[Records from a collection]
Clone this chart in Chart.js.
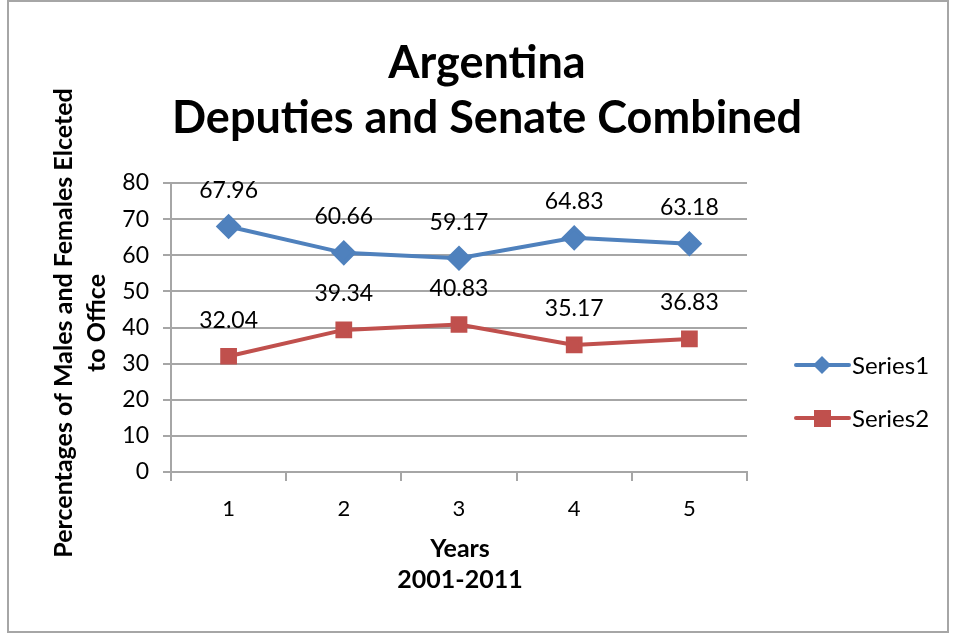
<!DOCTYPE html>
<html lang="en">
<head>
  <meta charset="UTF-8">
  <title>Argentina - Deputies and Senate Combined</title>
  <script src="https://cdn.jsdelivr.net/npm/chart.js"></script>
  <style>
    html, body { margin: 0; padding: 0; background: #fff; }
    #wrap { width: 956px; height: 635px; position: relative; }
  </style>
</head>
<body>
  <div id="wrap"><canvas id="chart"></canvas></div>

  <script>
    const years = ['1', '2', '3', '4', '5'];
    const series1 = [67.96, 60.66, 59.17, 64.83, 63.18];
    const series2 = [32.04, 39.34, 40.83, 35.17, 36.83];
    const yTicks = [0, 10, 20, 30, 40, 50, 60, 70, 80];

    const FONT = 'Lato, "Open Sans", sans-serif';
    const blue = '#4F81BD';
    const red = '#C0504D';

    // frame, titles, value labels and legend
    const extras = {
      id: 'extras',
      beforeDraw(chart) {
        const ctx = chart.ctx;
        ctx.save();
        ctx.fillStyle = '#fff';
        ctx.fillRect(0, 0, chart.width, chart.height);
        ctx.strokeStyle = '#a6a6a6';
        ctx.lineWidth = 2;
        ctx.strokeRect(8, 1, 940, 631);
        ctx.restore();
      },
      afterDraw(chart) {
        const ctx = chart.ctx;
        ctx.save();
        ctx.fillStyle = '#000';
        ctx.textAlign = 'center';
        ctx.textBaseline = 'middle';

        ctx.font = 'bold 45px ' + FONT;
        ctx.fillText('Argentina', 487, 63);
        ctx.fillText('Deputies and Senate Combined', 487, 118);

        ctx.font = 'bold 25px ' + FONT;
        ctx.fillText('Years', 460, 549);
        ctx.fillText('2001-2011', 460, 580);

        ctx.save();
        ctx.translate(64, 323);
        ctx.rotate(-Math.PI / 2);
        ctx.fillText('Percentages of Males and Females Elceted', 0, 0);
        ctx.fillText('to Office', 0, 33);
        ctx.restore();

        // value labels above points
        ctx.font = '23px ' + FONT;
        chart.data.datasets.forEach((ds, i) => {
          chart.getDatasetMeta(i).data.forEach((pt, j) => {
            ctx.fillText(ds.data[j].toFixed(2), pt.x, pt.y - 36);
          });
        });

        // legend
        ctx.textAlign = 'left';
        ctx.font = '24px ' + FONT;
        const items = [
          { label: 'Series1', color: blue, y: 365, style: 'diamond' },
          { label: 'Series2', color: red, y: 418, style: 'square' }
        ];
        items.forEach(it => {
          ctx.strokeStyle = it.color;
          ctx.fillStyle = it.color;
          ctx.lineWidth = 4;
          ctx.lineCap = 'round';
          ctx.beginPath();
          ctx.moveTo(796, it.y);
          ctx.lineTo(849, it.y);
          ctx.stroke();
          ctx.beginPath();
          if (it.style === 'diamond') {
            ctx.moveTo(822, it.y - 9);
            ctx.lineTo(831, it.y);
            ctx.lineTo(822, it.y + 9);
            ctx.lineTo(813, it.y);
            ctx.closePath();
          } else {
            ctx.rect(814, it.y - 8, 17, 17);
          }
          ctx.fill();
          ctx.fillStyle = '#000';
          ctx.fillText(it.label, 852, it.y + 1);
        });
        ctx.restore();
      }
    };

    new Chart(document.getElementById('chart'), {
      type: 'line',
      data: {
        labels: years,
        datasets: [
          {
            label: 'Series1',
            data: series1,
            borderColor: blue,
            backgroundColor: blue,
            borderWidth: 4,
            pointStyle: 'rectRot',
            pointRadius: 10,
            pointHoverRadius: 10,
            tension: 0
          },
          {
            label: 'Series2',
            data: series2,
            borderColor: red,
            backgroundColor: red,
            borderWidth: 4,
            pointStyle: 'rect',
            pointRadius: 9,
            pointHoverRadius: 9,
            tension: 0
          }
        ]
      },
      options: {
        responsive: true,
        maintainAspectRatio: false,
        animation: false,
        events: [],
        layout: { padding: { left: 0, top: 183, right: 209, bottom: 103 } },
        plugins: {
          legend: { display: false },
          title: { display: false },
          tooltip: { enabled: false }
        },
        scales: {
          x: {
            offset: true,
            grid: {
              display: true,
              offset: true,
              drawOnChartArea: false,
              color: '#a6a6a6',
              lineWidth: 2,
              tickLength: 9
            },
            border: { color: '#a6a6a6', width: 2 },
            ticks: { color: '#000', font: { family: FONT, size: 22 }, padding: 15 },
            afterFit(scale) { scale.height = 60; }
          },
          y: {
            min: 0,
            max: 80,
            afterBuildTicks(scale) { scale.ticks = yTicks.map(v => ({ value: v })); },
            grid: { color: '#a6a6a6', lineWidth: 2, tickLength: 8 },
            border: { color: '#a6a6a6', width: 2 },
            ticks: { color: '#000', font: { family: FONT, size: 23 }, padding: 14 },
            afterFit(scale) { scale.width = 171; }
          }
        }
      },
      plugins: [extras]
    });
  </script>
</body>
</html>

==

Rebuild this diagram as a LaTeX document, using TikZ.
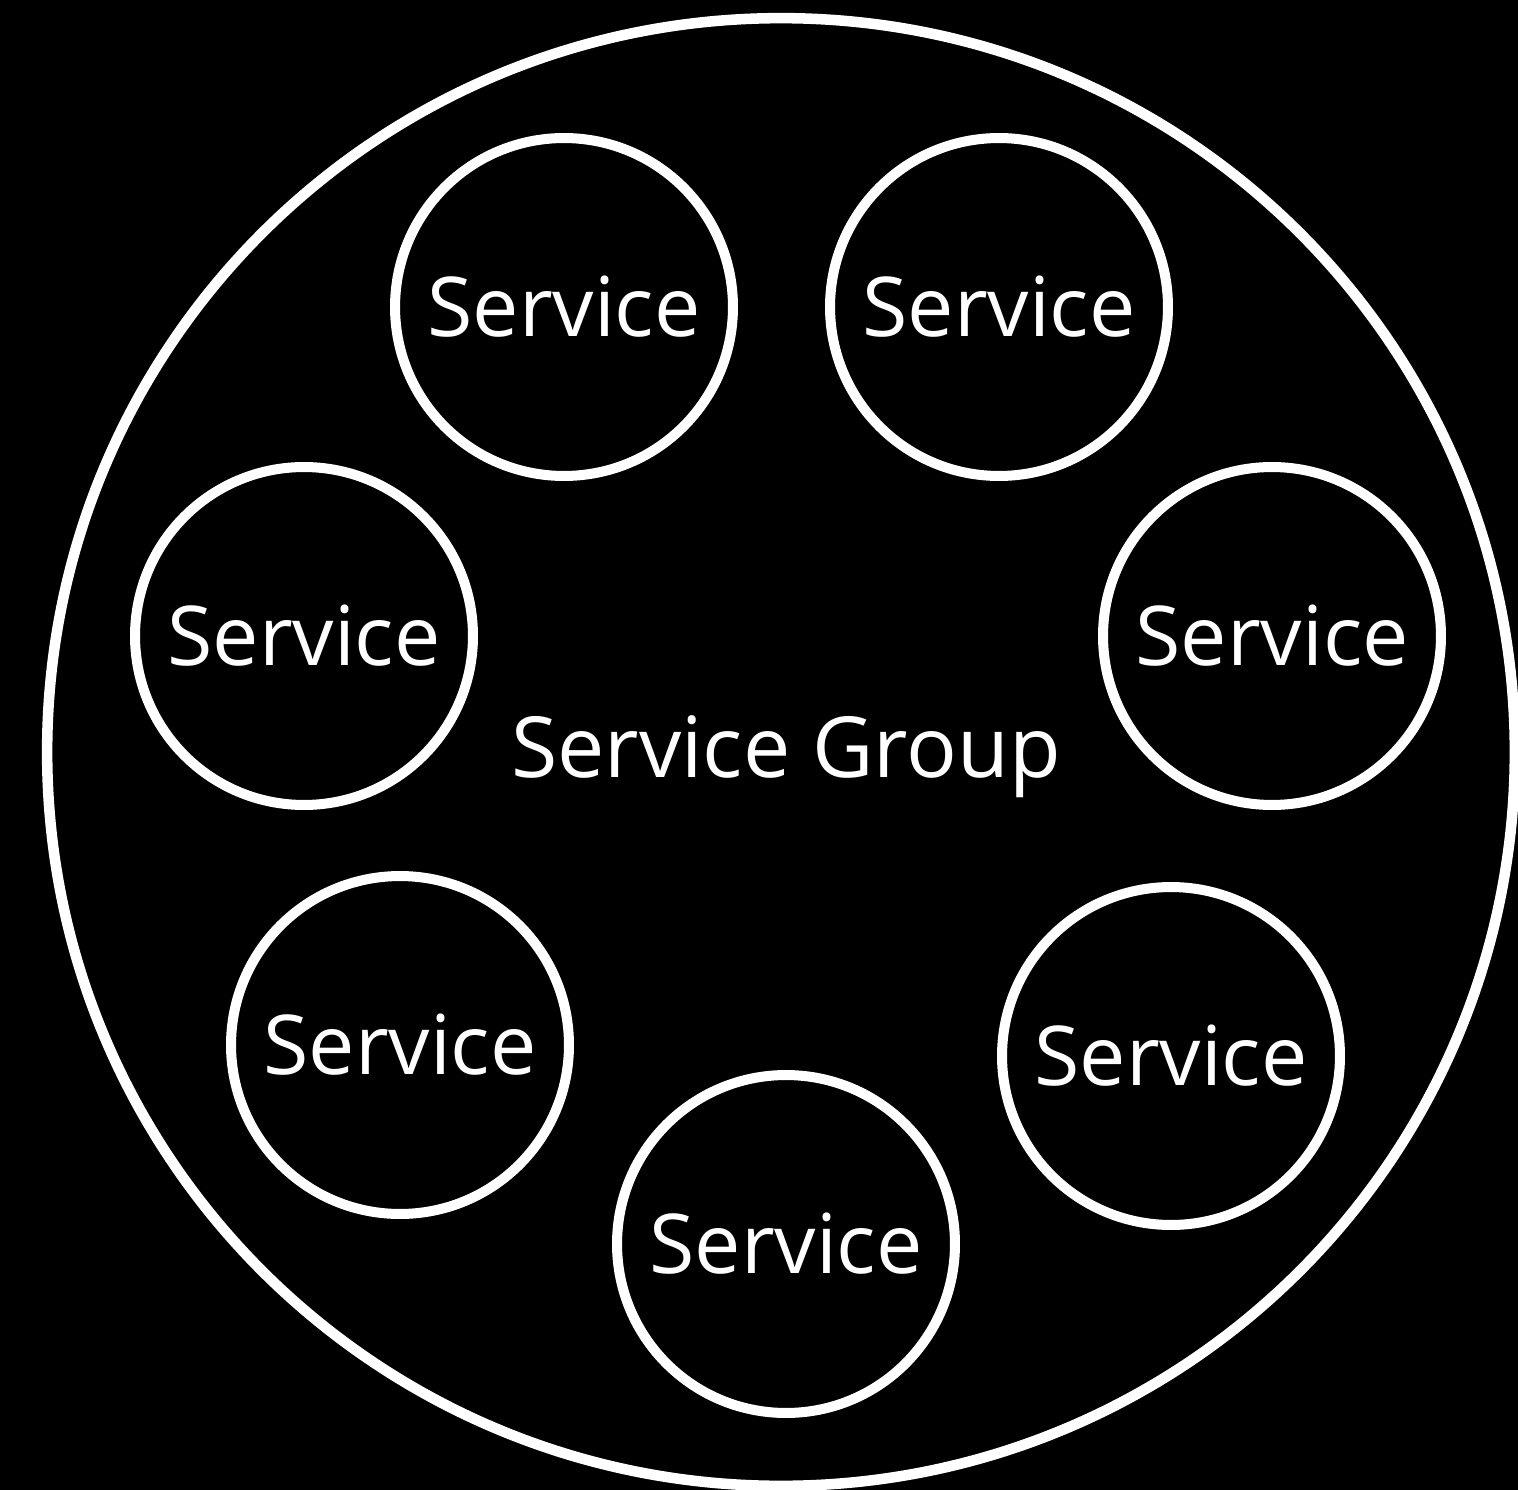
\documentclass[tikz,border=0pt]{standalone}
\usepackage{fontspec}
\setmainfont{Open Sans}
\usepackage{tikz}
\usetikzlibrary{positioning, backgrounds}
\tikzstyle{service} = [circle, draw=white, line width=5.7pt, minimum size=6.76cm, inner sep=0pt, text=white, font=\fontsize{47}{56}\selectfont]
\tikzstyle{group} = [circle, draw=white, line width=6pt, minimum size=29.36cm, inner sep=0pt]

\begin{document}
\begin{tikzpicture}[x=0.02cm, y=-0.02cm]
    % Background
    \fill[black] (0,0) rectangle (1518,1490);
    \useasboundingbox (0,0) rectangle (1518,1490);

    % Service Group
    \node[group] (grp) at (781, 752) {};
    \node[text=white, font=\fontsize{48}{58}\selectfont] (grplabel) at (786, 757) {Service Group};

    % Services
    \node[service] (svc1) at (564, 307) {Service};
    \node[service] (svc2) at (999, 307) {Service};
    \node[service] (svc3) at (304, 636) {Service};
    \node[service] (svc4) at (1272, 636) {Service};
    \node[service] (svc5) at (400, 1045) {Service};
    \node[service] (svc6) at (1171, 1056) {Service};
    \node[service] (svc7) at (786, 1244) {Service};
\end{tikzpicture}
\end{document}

...

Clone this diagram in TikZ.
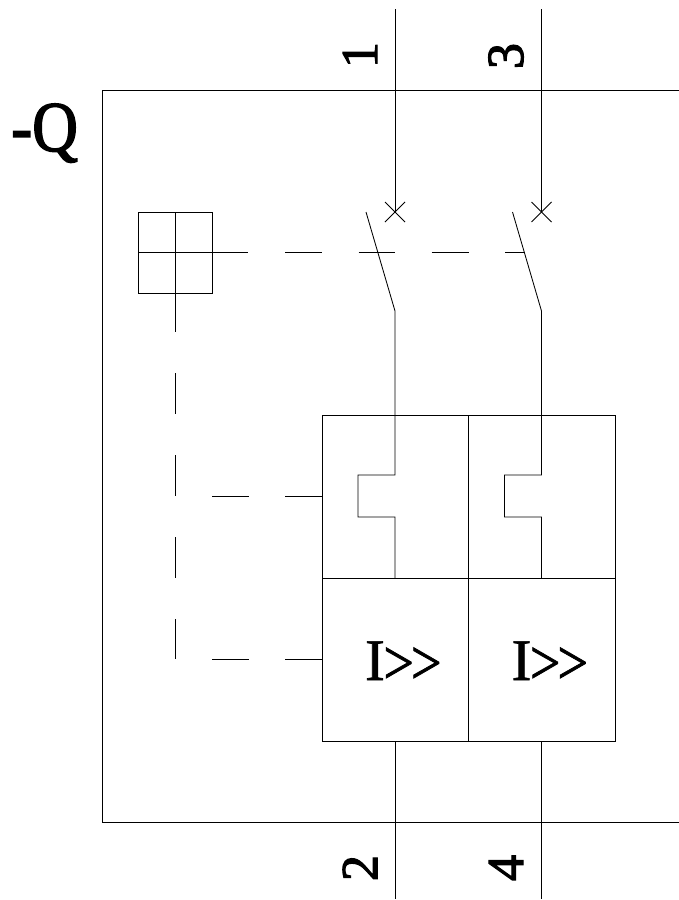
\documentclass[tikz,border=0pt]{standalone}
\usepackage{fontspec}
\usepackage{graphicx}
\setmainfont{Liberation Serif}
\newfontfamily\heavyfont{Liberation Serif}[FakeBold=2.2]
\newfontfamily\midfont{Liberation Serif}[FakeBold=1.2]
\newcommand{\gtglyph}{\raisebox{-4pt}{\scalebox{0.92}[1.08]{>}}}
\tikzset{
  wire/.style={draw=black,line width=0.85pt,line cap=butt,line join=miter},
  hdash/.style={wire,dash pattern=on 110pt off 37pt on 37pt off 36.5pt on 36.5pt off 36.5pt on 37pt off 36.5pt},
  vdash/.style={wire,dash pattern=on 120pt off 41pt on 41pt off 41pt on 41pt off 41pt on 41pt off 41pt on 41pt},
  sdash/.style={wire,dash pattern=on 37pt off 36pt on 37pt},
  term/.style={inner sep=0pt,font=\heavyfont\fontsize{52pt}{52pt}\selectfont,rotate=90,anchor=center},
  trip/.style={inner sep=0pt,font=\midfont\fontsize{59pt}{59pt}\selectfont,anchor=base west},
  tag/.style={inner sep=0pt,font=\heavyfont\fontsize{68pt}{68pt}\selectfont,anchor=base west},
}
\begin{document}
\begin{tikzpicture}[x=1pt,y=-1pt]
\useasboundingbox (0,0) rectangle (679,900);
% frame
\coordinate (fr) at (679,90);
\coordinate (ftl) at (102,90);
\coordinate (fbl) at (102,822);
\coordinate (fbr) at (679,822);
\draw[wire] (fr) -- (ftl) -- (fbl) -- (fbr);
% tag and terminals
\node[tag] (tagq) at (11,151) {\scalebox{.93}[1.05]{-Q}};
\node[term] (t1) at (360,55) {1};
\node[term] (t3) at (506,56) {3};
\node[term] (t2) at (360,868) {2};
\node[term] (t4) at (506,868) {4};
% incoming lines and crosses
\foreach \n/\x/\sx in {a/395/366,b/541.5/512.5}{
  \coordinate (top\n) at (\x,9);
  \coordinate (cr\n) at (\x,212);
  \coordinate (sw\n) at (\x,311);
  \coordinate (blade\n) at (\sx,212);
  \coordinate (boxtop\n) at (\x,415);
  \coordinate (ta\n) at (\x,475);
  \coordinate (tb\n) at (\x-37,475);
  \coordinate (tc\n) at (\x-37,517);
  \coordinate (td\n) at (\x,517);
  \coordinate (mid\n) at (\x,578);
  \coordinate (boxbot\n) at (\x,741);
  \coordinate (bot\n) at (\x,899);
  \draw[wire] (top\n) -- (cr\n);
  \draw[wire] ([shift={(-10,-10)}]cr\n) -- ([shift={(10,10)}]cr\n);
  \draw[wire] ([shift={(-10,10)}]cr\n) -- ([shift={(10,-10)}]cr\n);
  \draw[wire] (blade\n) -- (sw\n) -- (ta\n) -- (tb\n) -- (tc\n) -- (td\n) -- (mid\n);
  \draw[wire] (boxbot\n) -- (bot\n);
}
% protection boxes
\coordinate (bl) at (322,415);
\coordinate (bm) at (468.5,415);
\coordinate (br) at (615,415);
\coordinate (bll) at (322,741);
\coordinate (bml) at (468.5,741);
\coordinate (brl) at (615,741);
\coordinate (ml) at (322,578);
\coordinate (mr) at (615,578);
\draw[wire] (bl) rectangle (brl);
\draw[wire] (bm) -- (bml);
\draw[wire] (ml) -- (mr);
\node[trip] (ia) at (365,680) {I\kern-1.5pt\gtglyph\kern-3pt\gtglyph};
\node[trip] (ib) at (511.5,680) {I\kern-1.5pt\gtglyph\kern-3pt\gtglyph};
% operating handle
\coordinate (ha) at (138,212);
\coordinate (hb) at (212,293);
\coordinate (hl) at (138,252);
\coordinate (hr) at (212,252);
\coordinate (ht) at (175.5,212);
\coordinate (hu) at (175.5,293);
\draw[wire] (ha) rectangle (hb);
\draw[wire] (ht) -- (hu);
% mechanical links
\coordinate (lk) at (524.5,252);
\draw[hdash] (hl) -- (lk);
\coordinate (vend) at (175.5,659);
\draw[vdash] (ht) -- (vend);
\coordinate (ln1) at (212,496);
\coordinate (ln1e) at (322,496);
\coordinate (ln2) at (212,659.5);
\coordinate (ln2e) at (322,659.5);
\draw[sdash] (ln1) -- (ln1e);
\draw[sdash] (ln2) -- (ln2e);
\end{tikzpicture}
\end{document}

» What the exercise asks: From the entries above, copy exactly the lines starting at the one with "Clone this chart in Chart.js." and stopping at the one with "ctx.fillText('Deputies and Senate", keeping both ends. Drop the pictures.

» Answer below:
Clone this chart in Chart.js.
<!DOCTYPE html>
<html lang="en">
<head>
  <meta charset="UTF-8">
  <title>Argentina - Deputies and Senate Combined</title>
  <script src="https://cdn.jsdelivr.net/npm/chart.js"></script>
  <style>
    html, body { margin: 0; padding: 0; background: #fff; }
    #wrap { width: 956px; height: 635px; position: relative; }
  </style>
</head>
<body>
  <div id="wrap"><canvas id="chart"></canvas></div>

  <script>
    const years = ['1', '2', '3', '4', '5'];
    const series1 = [67.96, 60.66, 59.17, 64.83, 63.18];
    const series2 = [32.04, 39.34, 40.83, 35.17, 36.83];
    const yTicks = [0, 10, 20, 30, 40, 50, 60, 70, 80];

    const FONT = 'Lato, "Open Sans", sans-serif';
    const blue = '#4F81BD';
    const red = '#C0504D';

    // frame, titles, value labels and legend
    const extras = {
      id: 'extras',
      beforeDraw(chart) {
        const ctx = chart.ctx;
        ctx.save();
        ctx.fillStyle = '#fff';
        ctx.fillRect(0, 0, chart.width, chart.height);
        ctx.strokeStyle = '#a6a6a6';
        ctx.lineWidth = 2;
        ctx.strokeRect(8, 1, 940, 631);
        ctx.restore();
      },
      afterDraw(chart) {
        const ctx = chart.ctx;
        ctx.save();
        ctx.fillStyle = '#000';
        ctx.textAlign = 'center';
        ctx.textBaseline = 'middle';

        ctx.font = 'bold 45px ' + FONT;
        ctx.fillText('Argentina', 487, 63);
        ctx.fillText('Deputies and Senate Combined', 487, 118);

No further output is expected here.